**WHAT THE TASK ASKS:** Copy out every line in which the string "chart" occurs.

**MATERIAL:**
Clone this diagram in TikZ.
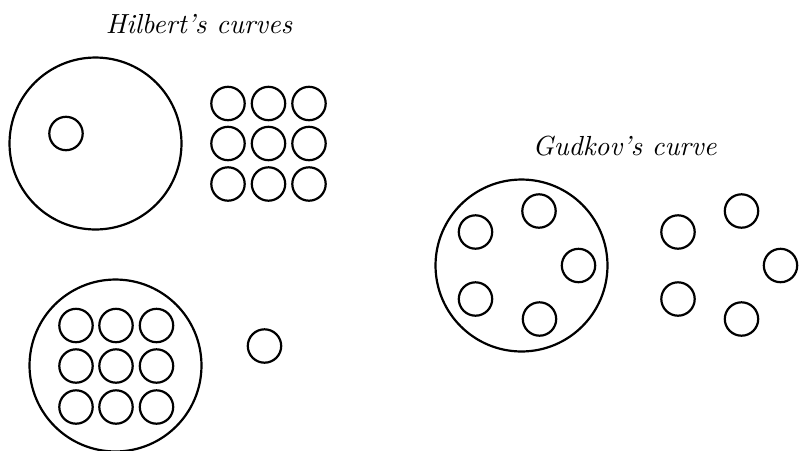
\documentclass[tikz,border=0pt]{standalone}
\begin{document}
\begin{tikzpicture}[x=0.3623pt,y=-0.3623pt,
  smallc/.style={circle,draw,line width=0.8pt,minimum size=12.1pt,inner sep=0pt},
  bigc/.style={circle,draw,line width=0.8pt,minimum size=62.3pt,inner sep=0pt},
  title/.style={anchor=base,font=\itshape,inner sep=0pt}]
\useasboundingbox (0,0) rectangle (799,450);
% titles
\node[title] (th) at (199,33) {Hilbert's curves};
\node[title] (tg) at (624.5,155) {Gudkov's curve};
% Hilbert 1
\node[bigc] (h1) at (95.5,143.5) {};
\node[smallc] (h1i) at (66,133.5) {};
\foreach \i/\x in {1/228,2/268.5,3/309}
  \foreach \j/\y in {1/103.5,2/143.5,3/184}
    \node[smallc] (h1o\i\j) at (\x,\y) {};
% Hilbert 2
\node[bigc] (h2) at (115.5,365.5) {};
\foreach \i/\x in {1/76,2/116,3/156.5}
  \foreach \j/\y in {1/325.5,2/366,3/407}
    \node[smallc] (h2i\i\j) at (\x,\y) {};
\node[smallc] (h2o) at (264.5,346) {};
% Gudkov
\node[bigc] (g) at (521.5,265.5) {};
\foreach \k/\x/\y in {1/475.5/232,2/539/211,3/578.5/265.5,4/475.5/299,5/539.5/319}
  \node[smallc] (gi\k) at (\x,\y) {};
\foreach \k/\x/\y in {1/678/232,2/741.5/211,3/780.5/265.5,4/678/299,5/741.5/319}
  \node[smallc] (go\k) at (\x,\y) {};
\end{tikzpicture}
\end{document}
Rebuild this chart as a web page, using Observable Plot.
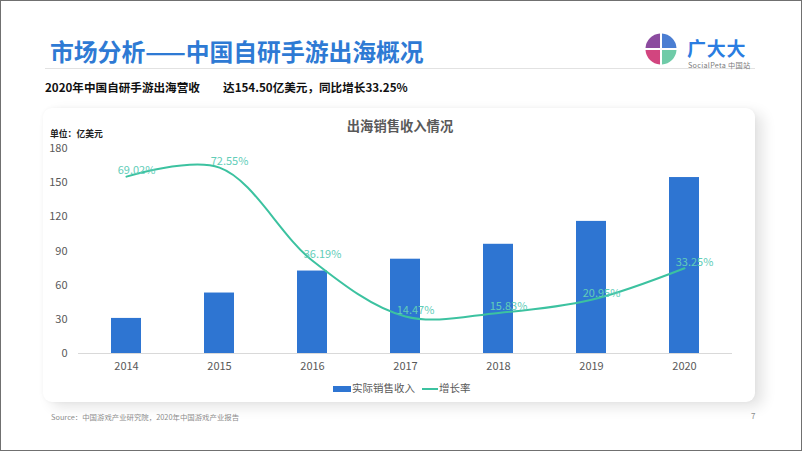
<!DOCTYPE html>
<html>
<head>
<meta charset="utf-8">
<script src="https://cdn.jsdelivr.net/npm/d3@7"></script>
<script src="https://cdn.jsdelivr.net/npm/@observablehq/plot@0.6"></script>
<style>
  html, body { margin: 0; padding: 0; background: #fff; }
  body { width: 802px; height: 451px; position: relative; overflow: hidden;
         font-family: "Noto Sans CJK SC", "Noto Sans", sans-serif; }
  .abs { position: absolute; white-space: nowrap; line-height: 1; }
  #frame { position: absolute; left: 0; top: 0; width: 802px; height: 451px;
           box-sizing: border-box; border: 1.5px solid #707070; pointer-events: none; z-index: 10; }
  #card { position: absolute; left: 43px; top: 108px; width: 712px; height: 294px;
          background: #fff; border-radius: 9px;
          box-shadow: 8px 5px 14px rgba(0,0,0,0.11), 0 0 4px rgba(0,0,0,0.04); }
  #chart { position: absolute; left: 0; top: 130px; }
</style>
</head>
<body>
<div id="frame"></div>
<div class="abs" style="left:50px;top:39px;font-size:23.8px;font-weight:700;color:#2E7AD4;">市场分析——中国自研手游出海概况</div>
<div style="position:absolute;left:45px;top:68px;width:710px;height:1px;background:#e2e2e2;"></div>
<svg style="position:absolute;left:644px;top:32px;" width="34" height="34" viewBox="-17 -17 34 34">
  <path d="M-1,-1 L-1,-15.5 A15.5,15.5 0 0 0 -15.5,-1 Z" fill="#8B4B9F"/>
  <path d="M1,-1 L15.5,-1 A15.5,15.5 0 0 0 1,-15.5 Z" fill="#4B7ED2"/>
  <path d="M-1,1 L-15.5,1 A15.5,15.5 0 0 0 -1,15.5 Z" fill="#D2457F"/>
  <path d="M1,1 L1,15.5 A15.5,15.5 0 0 0 15.5,1 Z" fill="#6FCBA8"/>
</svg>
<div class="abs" style="left:687px;top:38px;font-size:19px;line-height:19px;font-weight:700;color:#2A7DE1;letter-spacing:0.8px;">广大大</div>
<div class="abs" style="left:688px;top:62px;font-size:7.2px;line-height:7.2px;color:#7a7a7a;letter-spacing:0.3px;">SocialPeta 中国站</div>
<div class="abs" style="left:45px;top:82px;font-size:11.6px;font-weight:700;color:#111;">2020年中国自研手游出海营收　　达154.50亿美元，同比增长33.25%</div>
<div id="card"></div>
<div class="abs" style="left:400px;top:119px;transform:translateX(-50%);font-size:13.3px;font-weight:700;color:#595959;">出海销售收入情况</div>
<div class="abs" style="left:50px;top:130px;font-size:8.8px;font-weight:700;color:#222;">单位：亿美元</div>
<div id="chart"></div>
<div style="position:absolute;left:333px;top:386px;width:18px;height:6px;background:#2E75D2;"></div>
<div class="abs" style="left:352px;top:383px;font-size:10.5px;color:#595959;">实际销售收入</div>
<div style="position:absolute;left:422px;top:388px;width:16px;height:2px;background:#3CC2A0;"></div>
<div class="abs" style="left:439px;top:383px;font-size:10.5px;color:#595959;">增长率</div>
<div class="abs" style="left:51px;top:413px;font-size:7.4px;color:#8c8c8c;">Source：中国游戏产业研究院，2020年中国游戏产业报告</div>
<div class="abs" style="left:751px;top:412px;font-size:8px;color:#8c8c8c;">7</div>
<script>
// Data
const years = ["2014", "2015", "2016", "2017", "2018", "2019", "2020"];
const revenue = [30.8, 53.1, 72.4, 82.8, 95.9, 116.0, 154.5];   // 亿美元
const growth = [69.02, 72.55, 36.19, 14.47, 15.83, 20.95, 33.25]; // %
const yTicks = [0, 30, 60, 90, 120, 150, 180];
const growthAxisMax = 80; // hidden secondary axis maximum (%)

const rows = years.map((year, i) => ({year, revenue: revenue[i], growth: growth[i]}));
const yMax = 180;
const toPrimary = d => d.growth * yMax / growthAxisMax;

const chart = Plot.plot({
  width: 802,
  height: 260,
  marginLeft: 78,
  marginRight: 70,
  marginTop: 18,
  marginBottom: 37,
  style: {background: "transparent", fontFamily: "'Noto Sans CJK SC', 'Noto Sans', sans-serif", fontSize: "11px", color: "#595959", overflow: "visible"},
  x: {domain: years, paddingInner: 0.68, paddingOuter: 0.34, label: null, tickSize: 0, tickPadding: 9},
  y: {domain: [0, yMax], ticks: yTicks, label: null, tickSize: 0, tickPadding: 11},
  marks: [
    Plot.ruleY([0], {stroke: "#d9d9d9", strokeWidth: 1}),
    Plot.barY(rows, {x: "year", y: "revenue", fill: "#2E75D2"}),
    Plot.line(rows, {x: "year", y: toPrimary, stroke: "#3CC2A0", strokeWidth: 2, curve: "catmull-rom"}),
    Plot.text(rows, {x: "year", y: toPrimary, text: d => d.growth.toFixed(2) + "%", dx: 10, dy: -6, fill: "#62CDB8", fontSize: 11})
  ]
});
document.getElementById("chart").appendChild(chart);
</script>
</body>
</html>
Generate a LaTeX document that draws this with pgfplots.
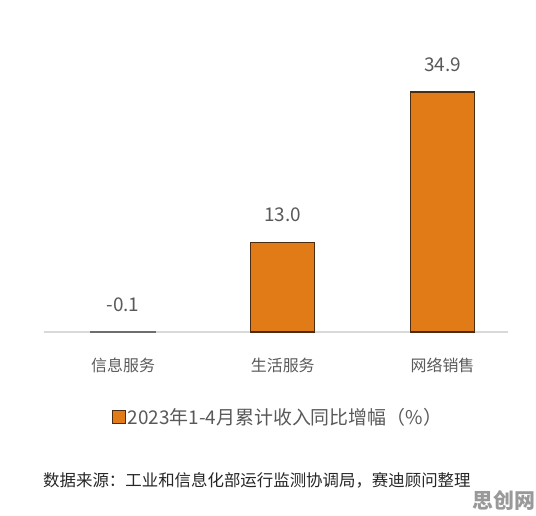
\documentclass[border=0pt]{standalone}
\usepackage{fontspec}
\setmainfont{Noto Sans CJK SC}
\usepackage{pgfplots}
\pgfplotsset{compat=1.18}
\definecolor{barfill}{HTML}{E07B17}
\definecolor{baredge}{HTML}{4A2C12}
\definecolor{txt}{HTML}{595959}
\definecolor{src}{HTML}{262626}
\definecolor{zl}{HTML}{D9D9D9}
\definecolor{negbar}{HTML}{6E6E6E}
\begin{document}
\begin{tikzpicture}[x=1bp,y=1bp]
\useasboundingbox (0,0) rectangle (536,516);
\begin{axis}[
  at={(44bp,180.56bp)}, anchor=south west,
  scale only axis, width=464bp, height=278.6bp,
  xmin=-0.495, xmax=2.41, ymin=-0.5, ymax=40,
  axis line style={draw=none},
  major tick style={draw=none},
  ytick=\empty,
  xtick={0,1,2},
  xticklabels={信息服务,生活服务,网络销售},
  xticklabel style={font=\fontsize{16}{16}\selectfont, text=txt, inner sep=0pt, anchor=north, yshift=-18bp},
  extra y ticks={0},
  extra y tick labels={},
  extra y tick style={grid=major, major grid style={draw=zl, line width=1.5bp}, major tick style={draw=none}},
  ybar, bar width=64bp, bar shift=0pt,
  /pgf/number format/.cd, fixed, fixed zerofill, precision=1, assume math mode=true,
  /pgfplots/.cd,
  nodes near coords,
  nodes near coords align={above},
  every node near coord/.append style={anchor=south, inner sep=0pt, yshift=20bp, font=\fontsize{19}{19}\selectfont, text=txt},
  legend style={at={(axis description cs:0.504,-0.293)}, anchor=center, draw=none, fill=none, font=\fontsize{19}{19}\selectfont, text=txt},
  legend image code/.code={\draw[#1, line width=1bp] (0bp,-6.5bp) rectangle (13bp,6.5bp);},
]
\addplot[fill=negbar, draw=negbar, line width=1.6bp, forget plot] coordinates {(0,-0.1)};
\addplot[fill=barfill, draw=baredge, line width=1.2bp] coordinates {(1,13.0) (2,34.9)};
\addlegendentry{2023年1-4月累计收入同比增幅（\%）}
\end{axis}
\node[anchor=west, inner sep=0pt, font=\fontsize{16.5}{16.5}\selectfont, text=src] at (43,36) {数据来源：工业和信息化部运行监测协调局，赛迪顾问整理};
\node[font=\bfseries\fontsize{21}{21}\selectfont, text=black!40] at (504,16) {思创网};
\end{tikzpicture}
\end{document}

**SOLUTION TO THIS TASK:**
Rebuild this chart as a web page, using Observable Plot.
  #chart { position: absolute; left: 0; top: 130px; }
<div id="chart"></div>
const chart = Plot.plot({
document.getElementById("chart").appendChild(chart);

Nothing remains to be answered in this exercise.